BALTIMORE – Frank Deford was one of the last carriers of a piece of American sports culture that’s now on the skids. He wrote about athletes but avoided the deadly box score statistic and the dreary salary negotiation stuff. He told us about the human beings who put their bodies, and their courage, on the line. And his intention was to get as close to literature as he could.
Deford died Sunday, at 78. How good was he? Years ago, when Inside Sports was trying unsuccessfully to become America’s top jock magazine, Kenneth Turan wrote a glowing profile on Deford headlined, “The Best Writer at the Other Magazine.”
The “other magazine” was Sports Illustrated, where Deford spent 20 years, most of them when SI was still regarded as the Bible of sports. Later he spent 37 more years at National Public Radio, and wrote 20 books along the way.
But he once declared, “I’m a writer who happens to write sports, not a sportswriter.”
The distinction was important. Today the sports writer trails after the 24-year old outfielder making $12 million a year and hopes the kid will belch a sentence fragment or two so there’s some meaningless cliché to slip into the body of his story.
Deford always went deeper. Partly it’s because he wasn’t writing under daily deadline pressure, and partly it’s because he consciously descended from a treasured line of sports writers – Red Smith, Jimmy Cannon, Dick Young, Shirley Povich, Jim Murray, among others – who, like Deford, valued the English language at least as much as the home run or the blocked punt.
In a distant piece in GQ Magazine headlined, “The Death of Sportswriting,” Alan Richman wrote, “Our sports pages once bristled with writing that was as elegant as it was contentious. Now it’s just a numbers game.”
But here’s Richman quoting Tony Kornheister, who was then writing sports for The Washington Post:
“Frank Deford was the god of us all,” Kornheiser said. “Everybody wanted to be Frank Deford. Every time he wrote a takeout, there was a trail of broken hearts. Maybe it was that way with the painters. A real good French Impressionist is going along and then Claude Monet comes out with one and crushes you.”
Deford grew up in Baltimore at a time when John Unitas was coaxing the city out of its traditional inferiority complex every time he heaved a football across the horizon. Here’s Deford, in a Sports Illustrated piece headlined “The Best There Ever Was,” when Unitas died:
“Johnny U was an American original, a piece of work like none other, excepting maybe Paul Bunyan and Horatio Alger. Part of it was that he came out of nowhere, like Athena springing forth full-grown from the brow of Zeus, or like Shoeless Joe Hardy from Hannibal, Mo., magically transforming the Senators, compliments of the devil. But that was myth, and that was fiction. Johnny U was real, before our eyes.”
In the same era Unitas was leading the Baltimore Colts, Deford was a pretty good basketball player at Gilman. He set the private high school’s single-game scoring record.

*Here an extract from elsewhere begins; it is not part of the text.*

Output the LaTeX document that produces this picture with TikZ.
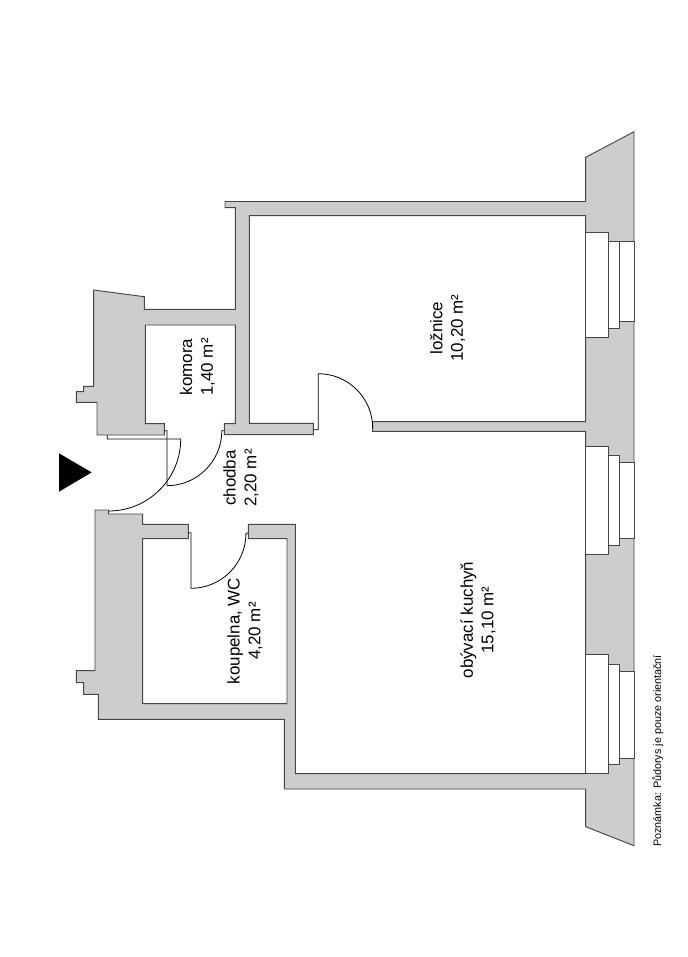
\documentclass[tikz,border=0pt]{standalone}
\usepackage{fontspec}
\setmainfont{Liberation Sans}
\definecolor{wallgray}{RGB}{205, 205, 205}
\definecolor{walledge}{RGB}{70, 70, 70}
\tikzset{
    wall/.style={draw=walledge, fill=wallgray, line width=0.7pt, line join=miter},
    windowbox/.style={draw=walledge, fill=white, line width=0.7pt},
    windowline/.style={draw=walledge, line width=0.7pt},
    door/.style={draw=black, line width=0.6pt},
    roomlabel/.style={rotate=90, align=center, font=\fontsize{12.7}{15.5}\selectfont, text=black, inner sep=0pt},
    notelabel/.style={rotate=90, font=\fontsize{8.1}{10}\selectfont, text=black, inner sep=0pt},
}
\begin{document}
\begin{tikzpicture}[x=0.75pt, y=-0.75pt]
    \useasboundingbox (0,0) rectangle (687,957);

    % walls
    \path[wall] (93.7,290) -- (144.3,296.7) -- (144.3,309.3) -- (235.3,309.3) -- (235.3,207.7)
        -- (225,207.7) -- (225,201.5) -- (585.7,201.5) -- (585.7,157.3) -- (634,131.7)
        -- (634,845.7) -- (585.7,826.7) -- (585.7,789) -- (284.3,789) -- (284.3,719.3)
        -- (98.3,719.3) -- (98.3,694.3) -- (83.7,694.3) -- (83.7,682.7) -- (76.3,682.7)
        -- (76.3,670.7) -- (95,670.7) -- (95,510) -- (108.7,510) -- (108.7,514)
        -- (142.7,514) -- (142.7,524.3) -- (188.3,524.3) -- (188.3,538.7) -- (142.7,538.7)
        -- (142.7,703.7) -- (287,703.7) -- (287,538.7) -- (248.3,538.7) -- (248.3,524.3)
        -- (295.3,524.3) -- (295.3,773.7) -- (585.7,773.7) -- (585.7,431.3) -- (372.7,431.3)
        -- (372.7,421.7) -- (585.7,421.7) -- (585.7,215.7) -- (249.3,215.7) -- (249.3,423.3)
        -- (313.3,423.3) -- (313.3,434.7) -- (224.3,434.7) -- (224.3,423.7) -- (235.3,423.7)
        -- (235.3,325) -- (145.3,325) -- (145.3,423.7) -- (164.3,423.7) -- (164.3,435)
        -- (97,435) -- (97,402.3) -- (76.3,402.3) -- (76.3,391.7) -- (83.7,391.7)
        -- (83.7,386.3) -- (93.7,386.3) -- cycle;

    % windows
    \path[windowbox] (585.7,232.3) -- (608.3,232.3) -- (608.3,241) -- (634,241) -- (634,321.3)
        -- (619,321.3) -- (619,328.7) -- (608.3,328.7) -- (608.3,337.3) -- (585.7,337.3) -- cycle;
    \path[windowbox] (585.7,446.3) -- (608.3,446.3) -- (608.3,455) -- (619,455) -- (619,462)
        -- (634,462) -- (634,538.3) -- (619,538.3) -- (619,545) -- (608.3,545) -- (608.3,554.3)
        -- (585.7,554.3) -- cycle;
    \path[windowbox] (585.7,654.7) -- (608.3,654.7) -- (608.3,664.3) -- (619,664.3) -- (619,671.3)
        -- (634,671.3) -- (634,758) -- (619,758) -- (619,764.3) -- (608.3,764.3) -- (608.3,773.7)
        -- (585.7,773.7) -- cycle;
    \path[windowline] (608.3,241) -- (608.3,328.7);
    \path[windowline] (619,241) -- (619,321.3);
    \path[windowline] (608.3,455) -- (608.3,545);
    \path[windowline] (619,462) -- (619,538.3);
    \path[windowline] (608.3,664.3) -- (608.3,764.3);
    \path[windowline] (619,671.3) -- (619,758);

    % doors
    \path[door] (107.3,435) -- (107.3,439) -- (180.7,439) arc[start angle=0, end angle=-90, radius=54pt];
    \path[door] (164.3,430.7) -- (166.9,430.7) -- (166.9,485.7) arc[start angle=-90, end angle=0, radius=41.2pt] -- (224.3,430.7);
    \path[door] (188.3,532.8) -- (191,532.8) -- (191,588.3) arc[start angle=-90, end angle=0, radius=41.2pt] -- (248.3,532.8);
    \path[door] (313.3,429.7) -- (318.3,429.7) -- (318.3,373.7) arc[start angle=90, end angle=0, radius=40.8pt];

    % entrance mark
    \fill[black] (59,453.3) -- (91.7,472.4) -- (59,491.7) -- cycle;

    % labels
    \node[roomlabel] (loznice) at (447.5,328) {ložnice\\10,20 m²};
    \node[roomlabel] (komora) at (197.5,367) {komora\\1,40 m²};
    \node[roomlabel] (chodba) at (241,478) {chodba\\2,20 m²};
    \node[roomlabel] (koupelna) at (245,631) {koupelna, WC\\4,20 m²};
    \node[roomlabel] (obyvaci) at (478,620) {obývací kuchyň\\15,10 m²};
    \node[notelabel] (poznamka) at (658,751) {Poznámka: Půdorys je pouze orientační};
\end{tikzpicture}
\end{document}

This taught him a lesson. Deford was student body president and editor of the school newspaper – but neither gave him the same campus stature as being a star jock. He remembered this, as a professional writer, whenever he sat down to interview a ballplayer.
“You’ve got to remember,” he told Kenneth Turan, “that all professional athletes are stars, that every one of them, even the guy who’s just hanging on hitting .220, in high school or somewhere else, was absolutely adored. And once they’ve had a taste, like a lion eating flesh, they never get over it. Athletes are all vain. They never ask you about yourself, they’re easy to flatter – and they play right into your hands.”
Deford wasn’t using this insight to exploit the athletes, but to get past their defense mechanisms and find out what actually made them tick.
Today all stories are built around the incessantly ticking clock. And, for those sports writers given a little time to explain things, the games have been infiltrated by so much deadly auxiliary stuff – contract negotiations, salary caps, pay scales, arbitration, free agency – that readers need a private attorney to negotiate their way through a single paragraph.
Frank Deford made the language sing. He didn’t need the dull statistic to pad his stories, nor the clichéd quote. He wasn’t writing about the games exactly, but about the human beings who played them.
“To have people finish my pieces and say, ‘So that’s what he’s like,’” Deford said once. “That’s all I want to do.”
In his half-century or so of writing sports, almost nobody did it better.